Largest 3D Map Ever!
To date, the largest and most detailed 3D maps of the Universe were created by the Sloan Digital Sky Survey (SDSS), which was released in 2012. This survey combines data from the Sloan Foundation 2.5 m Telescope and the NMSU 1-Meter telescope at the Apache Point Observatory (New Mexico), and the Irénée du Pont Telescope at Las Campanas Observatory (Chile).
The most recent data release (DR16), the fourth release of the fourth phase of the SDSS (SDSS-IV), contains SDSS observations through to August 2018. The final release (DR17) is scheduled for July 2021 and will include all new spectra observations, as well as all final data products and catalogs. However, the SDSS catalog covers one-third of the sky and contains spectra for over 3 million objects.
In comparison, the PS1-STRM doubles the area surveyed, increases the number of objects tenfold, and covers specific areas that the SDSS missed. As István Szapudi, an IfA astronomer and co-author on the study, noted :
“[A]lready, a preliminary version of this catalog, covering a much smaller area, facilitated the discovery of the largest void in the universe, the possible cause of the Cold Spot. The new, more accurate, and larger photometric redshift catalog will be the starting point for many future discoveries.”

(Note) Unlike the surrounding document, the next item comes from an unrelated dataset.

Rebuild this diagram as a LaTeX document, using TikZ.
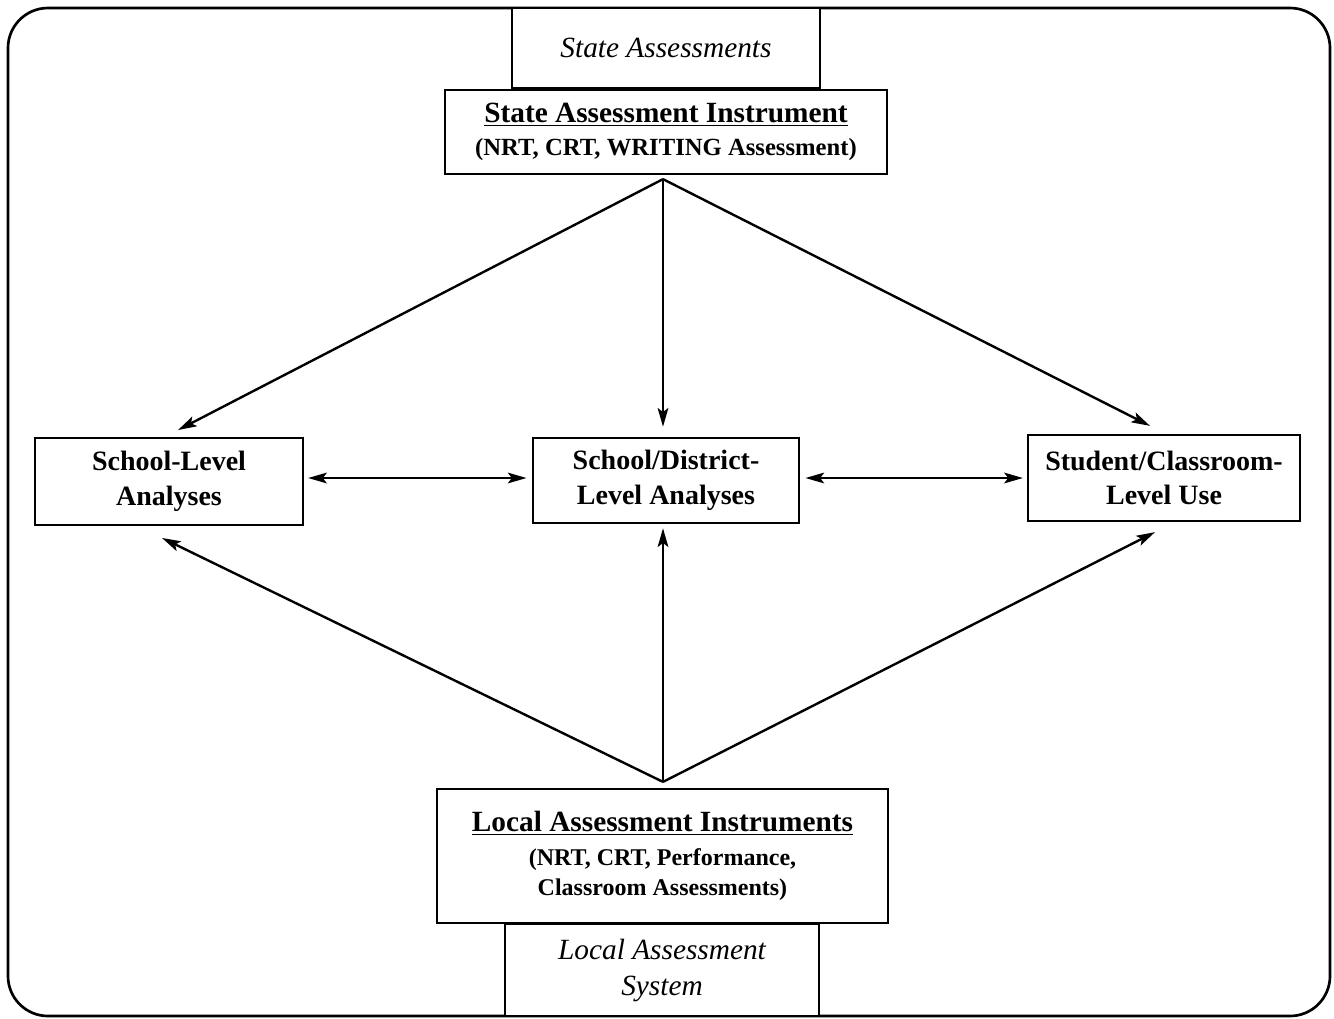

This latest map of the Universe is a testament to the way astronomical instruments and methods have matured in a short space of time. In particular, it has shown how big data sets obtained by multiple telescopes can be multiplied with the addition of machine learning techniques, improved data sharing, and complementary observations.

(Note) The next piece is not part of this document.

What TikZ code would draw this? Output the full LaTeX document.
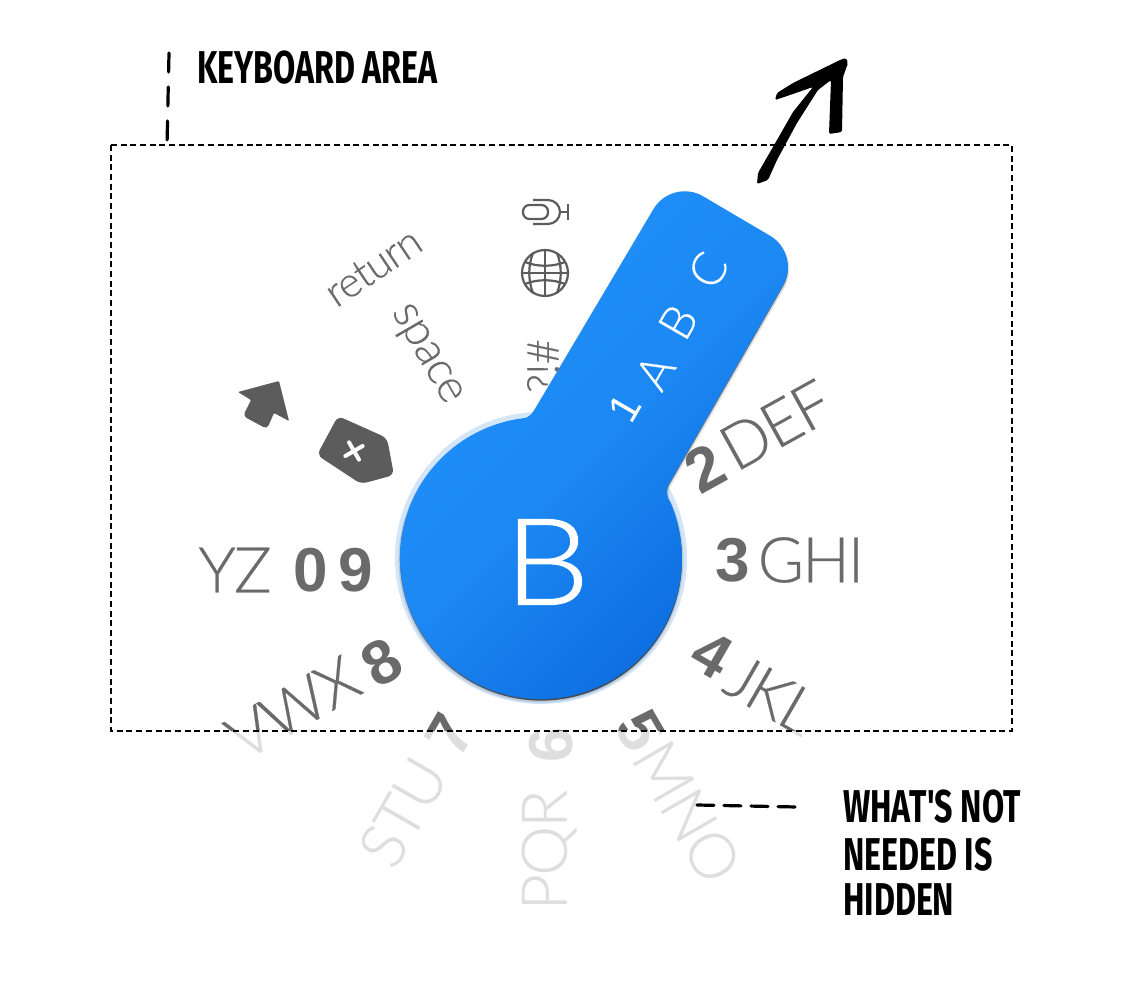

Ken Chambers, the Pan-STARRS Director and an IfA Associate Astronomer who was also a co-author on the study, indicated that this is just the beginning. “As Pan-STARRS collects more and more data,” he said, “we will use machine learning to extract even more information about near-Earth objects, our Solar System, our Galaxy and our Universe.”
The Pan-STARRS 3D catalog (approx. 300 GB in size) is now available at the Mikulski Archive for Space Telescopes. Science users can query the catalog through the Space Telescope Science Institute’s (STScI) MAST CasJobs SQL interface, or download the entire package as a computer-readable table.